Ao mesmo tempo, acabou de se desvalorizar a palavra presidencial. A senhora Fernández, tão viciada nas transmissões em rede nacional, se manteve em silêncio toda a semana que se seguiu à morte de seu acusador. Mas escreveu duas cartas, publicadas em sua página no Facebook. Se sua autora não fosse a presidenta poderiam ser usadas como exemplo escolar da degradação da escritura ao sul do sul, e das complicações e asperezas de uma mente confusa. Mas é. Supõe-se que a palavra de um presidente deva ter peso: não pela pessoa, mas pelo cargo. Para um presidente, sua palavra é uma ferramenta de poder: seus cidadãos têm de estar convencidos de que, se diz alguma coisa, isso que diz tem raízes, razões, força, efeitos. Se fala sem noção alguma, se escreve a primeira coisa que lhe passa pelos dedos, se não se deixa assessorar, se comenta a realidade de seu país como se não fosse sua responsabilidade, se critica a torto e direito como se fosse oposição, a palavra presidencial vai se degradando até se transformar em motivo de piadas ruins ou, no melhor dos casos, em ruído de fundo. Embora consiga, por alguns momentos, alcançar o ápice na retórica; um exemplo é uma dessas frases (in) felizes que durarão na memória como síntese de algo que muitos prefeririam esquecer: “Não tenho provas, mas não tenho dúvidas”.

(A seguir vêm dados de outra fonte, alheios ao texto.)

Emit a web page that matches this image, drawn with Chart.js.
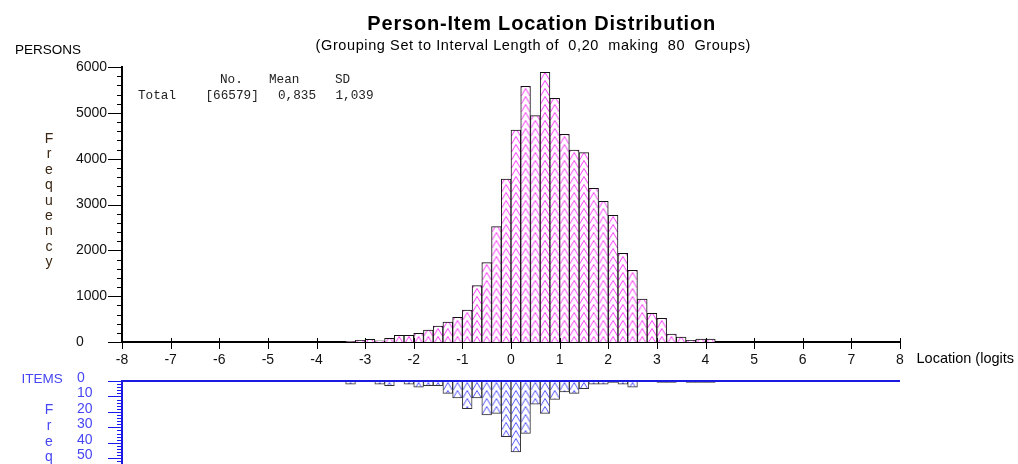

As desvalorizações da palavra – do Estado, da presidência – terão efeitos que resvalarão para muito além deste período, em anos e anos de política argentina. Efeitos que poderiam até ser interessantes: os políticos que quiserem recuperar o peso dessas palavras terão de fazer esforços enormes – de sinceridade, de verossimilitude, de inspiração – para conseguir isso. Ou talvez nunca consigam – a Argentina é, no final das contas, o país do Quesevãotodos – e então a história pode ser ainda mais interessante.